During free agency, the Knicks paid their good soldier veterans of yesteryear contracts that were largely praised for their flexibility. “Flexibility” is a nice way of saying that if the Knicks were to experience the worst-case scenario for each of those contracts, the Front Office could easily maneuver out of them.
This year, none of the new deals signed in the offseason have provided positive value on the court aside from Alec Burks. Thus, many hopes of Knicks fans were fixed on the removal of his contract in exchange for some type of marginal draft compensation.
Indeed, I went to bed the night before the trade deadline excited by the pathetic notion of swapping his and Noel’s salary for Dragic and a lowly second round pick or two, as was rumored on Twitter. I allowed myself to fantasize about a scenario where the Knicks could clear cap space and possibly add an asset to make a run at Jalen Brunson or another role player in the summer.
When the clock struck 3PM EST the following afternoon, The Knicks were unable to move the best contract they signed in the offseason without incentivization. Thus, the flexibility of the deals they signed six months ago was overstated and overpraised, and we can finally judge the offseason decisions made by the Front Office as poor.
It is time to admit that there is dysfunction within this organization, and our frustrations with the team’s inactivity at the deadline is largely frustration with the lack of alignment between team’s Head Coach, Tom Thibodeau, and the Front Office.
The most obvious symptom of this dissonance is Thibs’ insistence on playing Alec Burks over Cam Reddish. With the Reddish trade, the Front Office seemed to acknowledge that the rest of the season was more valuable as a runway for the development of younger players on the roster; they believed this enough to sacrifice a first round pick to add one sooner rather than later.
Yet they did not trade a rotation player for Cam, and so Thibs did what Thibs has done repeatedly in the past: he threw a young player into the fire of competition with veteran teammates for minutes. If Cam wanted to take Burks’ playing time, he was going to have to earn it, and if the Front Office wanted to clear those minutes for Cam regardless of his ability, they were going to have to remove Burks from the roster.
This hurdle for both Cam and the Front Office was made more difficult because, due to Derrick Rose’s injuries and Kemba Walker’s apathy toward playing competitive basketball, Tom Thibodeau has insisted on playing Alec Burks out of position at point guard for large stretches of the season. This clearly hurt his value as a trade asset and contributed to the Front Office’s paralysis at the deadline.
But Alec Burks is a solid role player on a fair contract. Under normal circumstances, we should be fine with the decision to retain him, and even pleased about it.
Yet the circumstances we live in as Knick fans are a toxic combination of a Head Coach determined to win at all costs, and a Front Office that did not give him adequate tools to win.
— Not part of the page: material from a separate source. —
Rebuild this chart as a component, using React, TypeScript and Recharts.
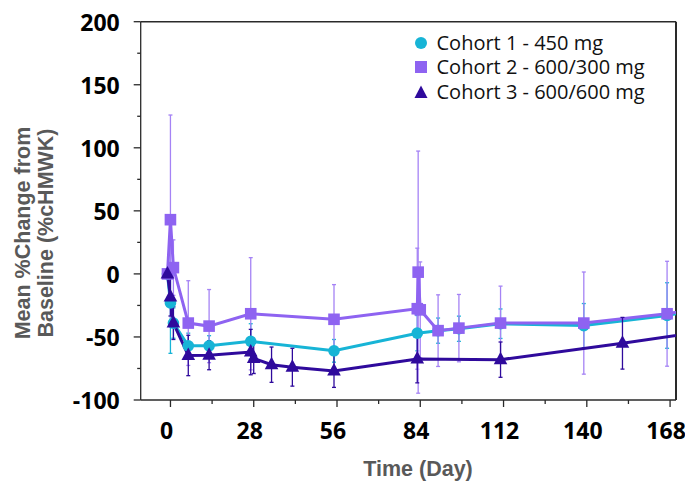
import React from 'react';
import { LineChart, Line, XAxis, YAxis, ErrorBar, ReferenceLine, Legend } from 'recharts';

// ---- data ----
const cohort1Days = [0, 1, 2, 7, 14, 28, 56, 84, 91, 98, 112, 140, 168, 182];
const cohort1Mean = [0, -23, -39, -57, -57, -53.5, -61, -47, -45, -43.5, -39.5, -41, -33, -26];
const cohort1Sd = [0, 40, 12, 10, 8, 14, 9, 14, 10, 10, 11.7, 17.5, 26, 20];

const cohort2Days = [0, 1, 2, 7, 14, 28, 56, 84, 84.3, 85, 91, 98, 112, 140, 168, 182];
const cohort2Mean = [0, 43, 5, -39, -41.4, -31.6, -36, -27.6, 1.4, -28.5, -45, -43, -39, -39, -31.6, -26];
const cohort2Sd = [0, 83, 22, 33.6, 29, 44.5, 27.5, 48, 96, 38, 28.4, 26.7, 29.3, 40.5, 41.6, 40];

const cohort3Days = [0, 1, 2, 7, 14, 28, 29, 35, 42, 56, 84, 112, 153, 182];
const cohort3Mean = [0, -18.4, -39, -64.7, -64.5, -62, -67, -72, -74, -77, -67.4, -68, -55, -45];
const cohort3Sd = [0, 15, 13, 16, 11.5, 18, 12, 14, 15, 13, 19, 14, 20.5, 18];

const seriesNames = ['Cohort 1 - 450 mg', 'Cohort 2 - 600/300 mg', 'Cohort 3 - 600/600 mg'];
const xTicks = [0, 14, 28, 42, 56, 70, 84, 98, 112, 126, 140, 154, 168];
const yTicks = [-100, -75, -50, -25, 0, 25, 50, 75, 100, 125, 150, 175, 200];
const xDomain = [-9, 171];
const yDomain = [-100, 200];
const xTitle = 'Time (Day)';
const yTitleLines = ['Mean %Change from', 'Baseline (%cHMWK)'];

const build = (days: number[], mean: number[], sd: number[]) =>
  days.map((d, i) => ({ day: d, mean: mean[i], sd: sd[i] }));

const data1 = build(cohort1Days, cohort1Mean, cohort1Sd);
const data2 = build(cohort2Days, cohort2Mean, cohort2Sd);
const data3 = build(cohort3Days, cohort3Mean, cohort3Sd);

const C1 = '#17B4D6';
const C2 = '#8E63F1';
const C3 = '#2F0A9C';
const C2E = '#A583F5';
const AXIS = '#2a2a2a';
const TICK_FONT = '"Open Sans", sans-serif';

const circleDot = (p: any) =>
  p.cx == null ? <g key={p.index} /> : <circle key={p.index} cx={p.cx} cy={p.cy} r={5.8} fill={C1} />;
const squareDot = (p: any) =>
  p.cx == null ? <g key={p.index} /> : <rect key={p.index} x={p.cx - 5.8} y={p.cy - 5.8} width={11.6} height={11.6} fill={C2} />;
const triDot = (p: any) =>
  p.cx == null ? (
    <g key={p.index} />
  ) : (
    <polygon key={p.index} points={`${p.cx},${p.cy - 8} ${p.cx - 6.8},${p.cy + 4.5} ${p.cx + 6.8},${p.cy + 4.5}`} fill={C3} />
  );

const XTick = (props: any) => {
  const { x, y, payload } = props;
  const v = payload.value;
  const major = v % 28 === 0;
  return (
    <g>
      <line x1={x + 3} x2={x + 3} y1={y} y2={y + (major ? 7 : 4)} stroke={AXIS} strokeWidth={1.3} />
      {major && (
        <text x={x - 1} y={y + 30} textAnchor="middle" dominantBaseline="central" fontFamily={TICK_FONT} fontWeight={700} fontSize={23} fill="#000">
          {v}
        </text>
      )}
    </g>
  );
};

const YTick = (props: any) => {
  const { x, y, payload } = props;
  const v = payload.value;
  const major = v % 50 === 0;
  return (
    <g>
      <line x1={x - (major ? 7 : 3.5)} x2={x} y1={y} y2={y} stroke={AXIS} strokeWidth={1.3} />
      {major && (
        <text x={x - 21} y={y} textAnchor="end" dominantBaseline="central" fontFamily={TICK_FONT} fontWeight={700} fontSize={23} fill="#000">
          {v}
        </text>
      )}
    </g>
  );
};

const YTitle = () => (
  <g>
    {yTitleLines.map((t, i) => (
      <text
        key={i}
        x={14.5 + i * 23}
        y={233}
        transform={`rotate(-90 ${14.5 + i * 23} 233)`}
        textAnchor="middle"
        dominantBaseline="central"
        fontFamily='"Liberation Sans", Arial, sans-serif'
        fontWeight={700}
        fontSize={21.5}
        fill="#595959"
      >
        {t}
      </text>
    ))}
  </g>
);

const XTitle = () => (
  <text x={410} y={469} textAnchor="middle" dominantBaseline="central" fontFamily='"Liberation Sans", Arial, sans-serif' fontWeight={700} fontSize={21.5} fill="#595959">
    {xTitle}
  </text>
);

const legendMarkers = [
  <circle cx={8} cy={8} r={6} fill={C1} />,
  <rect x={2} y={2} width={12} height={12} fill={C2} />,
  <polygon points="8,1.5 1.5,14 14.5,14" fill={C3} />,
];

const LegendContent = () => (
  <div style={{ fontFamily: '"Open Sans", sans-serif', fontSize: 20, color: '#111' }}>
    {seriesNames.map((n, i) => (
      <div key={n} style={{ height: 24.5, display: 'flex', alignItems: 'center' }}>
        <svg width={16} height={16} style={{ display: 'block' }}>
          {legendMarkers[i]}
        </svg>
        <span style={{ marginLeft: 7.5, lineHeight: '24.5px', whiteSpace: 'nowrap' }}>{n}</span>
      </div>
    ))}
  </div>
);

export default function App() {
  return (
    <div style={{ marginTop: -8, width: 685, height: 487 }}>
      <LineChart width={685} height={487} margin={{ top: 21.7, right: 17, left: 72.7, bottom: 57 }}>
        <XAxis
          dataKey="day"
          type="number"
          domain={xDomain}
          allowDataOverflow
          ticks={xTicks}
          interval={0}
          tick={<XTick />}
          tickLine={false}
          tickSize={0}
          tickMargin={0}
          height={30}
          axisLine={{ stroke: AXIS, strokeWidth: 1.3 }}
          label={{ content: () => <XTitle /> }}
        />
        <YAxis
          type="number"
          domain={yDomain}
          allowDataOverflow
          ticks={yTicks}
          interval={0}
          tick={<YTick />}
          tickLine={false}
          tickSize={0}
          tickMargin={0}
          width={60}
          axisLine={{ stroke: AXIS, strokeWidth: 1.3 }}
          label={{ content: () => <YTitle /> }}
        />
        <ReferenceLine y={200} stroke={AXIS} strokeWidth={1.5} ifOverflow="visible" />
        <ReferenceLine x={171} stroke={AXIS} strokeWidth={2} ifOverflow="visible" />
        <Line data={data1} dataKey="mean" name={seriesNames[0]} type="linear" stroke={C1} strokeWidth={3} dot={circleDot} activeDot={false} isAnimationActive={false}>
          <ErrorBar dataKey="sd" direction="y" width={2} stroke={C1} strokeWidth={1.3} isAnimationActive={false} />
        </Line>
        <Line data={data2} dataKey="mean" name={seriesNames[1]} type="linear" stroke={C2} strokeWidth={3} dot={squareDot} activeDot={false} isAnimationActive={false}>
          <ErrorBar dataKey="sd" direction="y" width={2} stroke={C2E} strokeWidth={1.3} isAnimationActive={false} />
        </Line>
        <Line data={data3} dataKey="mean" name={seriesNames[2]} type="linear" stroke={C3} strokeWidth={3} dot={triDot} activeDot={false} isAnimationActive={false}>
          <ErrorBar dataKey="sd" direction="y" width={2} stroke={C3} strokeWidth={1.3} isAnimationActive={false} />
        </Line>
        <Legend
          layout="vertical"
          align="center"
          verticalAlign="middle"
          content={() => <LegendContent />}
          wrapperStyle={{ position: 'absolute', left: 405, top: 30.5, width: 270 }}
        />
      </LineChart>
    </div>
  );
}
Fans generally continue to direct their ire toward either Thibodeau or Julius Randle; both of whom have served as a buffer between Leon Rose and a hot seat. As soon as Thibs is gone, the proverbial microscope will be on Leon.
I do not mean to suggest that inactivity at the trade deadline is a fireable offense for Knicks President of Basketball Operations Leon. However, Leon’s vision for the team was not adequately expressed to fans and he continues to move behind a curtain.
In the past, we’ve drawn reasonable conclusions of what Leon’s intentions are based on his actions, but with poor and contradictory decisions, those intentions have become more opaque.
So another modest proposal: maybe it’s time, more than two years after his initial hiring, that fans received a clear explanation of Leon Rose’s vision for the future of team. Because I, for one, am tired of guessing what it might be.